Emails seeking comment from some of the unions representing USDA employees, including the American Federation of Government Employees, the National Treasury Employees Union and the National Federation of Federal Employees, were not immediately returned.

But the decision to move parts of the agency outside of the Washington, D.C. area is among the biggest changes proposed to date.

USDA says the new location for these offices hasn’t been determined and ERS and NIFA could be co-located.

USDA says there are three main reasons for moving these two offices outside of D.C.:

  1. To improve USDA’s ability to attract and retain highly qualified staff with training and interests in agriculture, many of whom come from land-grant universities. USDA says it has experienced significant turnover in these positions, and it has been difficult to recruit employees to the Washington, D.C. area.
  2. To place these important USDA resources closer to many of stakeholders, most of whom live and work far from the Washington, D.C. area.
  3. To benefit the American taxpayers. There will be significant savings on employment costs and rent, which will allow more employees to be retained in the long run, even in the face of tightening budgets.

ERS includes about 330 social scientists and support staff and has an annual budget of about $85 million.

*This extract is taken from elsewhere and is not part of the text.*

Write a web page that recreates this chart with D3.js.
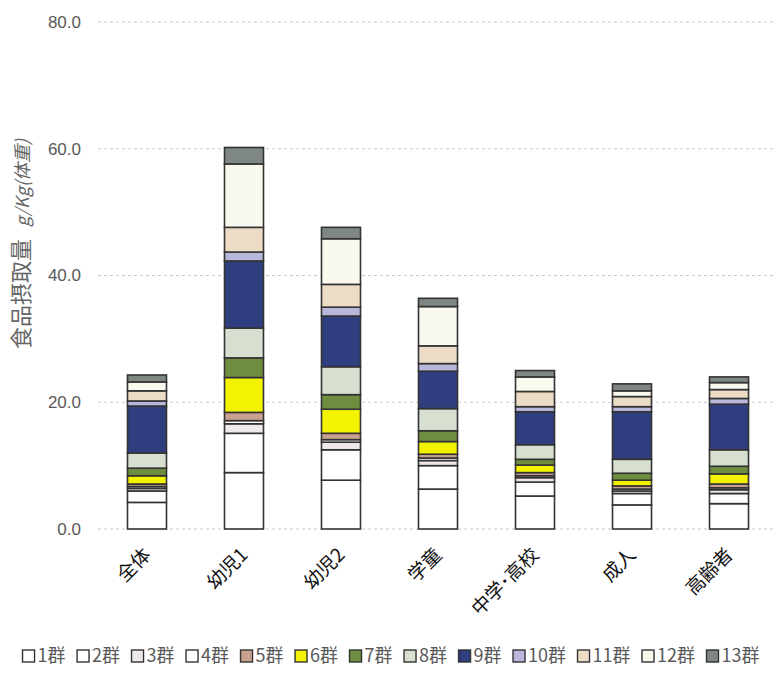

NIFA, which Congress created in the 2008 Farm Bill, includes about 350 employees and an annual budget of more than $1.5 billion in 2017.

Perdue said no employees from either agency will be involuntarily separated.

“Every employee who wants to continue working will have an opportunity to do so, although that will mean moving to a new location for most.  Employees will be offered relocation assistance and will receive the same base pay as before, and the locality pay for the new location,” USDA states. “For those who are interested, USDA is seeking approval from the Office of Personnel Management and the Office of Management and Budget for both Voluntary Early Retirement Authority and Voluntary Separation Incentive Payments.”

USDA RFI for site selection help

USDA also released a request for information Thursday seeking market research related to Site Selection Consultants to assist with critical relocation decisions.

“Specifically the USDA requests information from commercial firms with corporate site selection experience as well as the transfer of corporate operations to new sites,” the RFI states.

USDA wants feedback across seven areas, including experience assessing responses from state and local governments, a typical timeline from receipt of proposals to site selection and major issues that can be expected to be encountered and any federal contract vehicles that could be used for these services.

Responses are due Aug. 16.

Under President Donald Trump’s reorganization executive order, agencies and the White House developed implementation plans with 34 ideas, including the idea of moving agencies outside of the Washington, D.C. area. Of those ideas, several impacted USDA directly, including moving housing programs to the Department of Housing and Urban Development, creating a single agency to handle food safety oversight and relocating all non-commodity nutrition assistance programs to the Department of Health and Human Services.

“Due to mission and cost considerations, agencies are considering opportunities to reposition their real property footprints, including relocating staff and offices to locations outside of the National Capital Region. Unlike the private sector, which has considerable flexibility and often takes a holistic approach to real estate and corporate mission requirements, agencies do not do a good job thinking holistically about their mission, physical location and how they could deliver services differently,” the governmentwide strategy states. “The administration believes there are many lessons that can be drawn from the private sector on how to assess changing organizational requirements and how real estate footprints can be adjusted given information technology and management practices. The goal of this effort, led by GSA, is to provide agencies with thought-process, tools, and data to drive smarter decisions in agency relocations, and work is already underway.”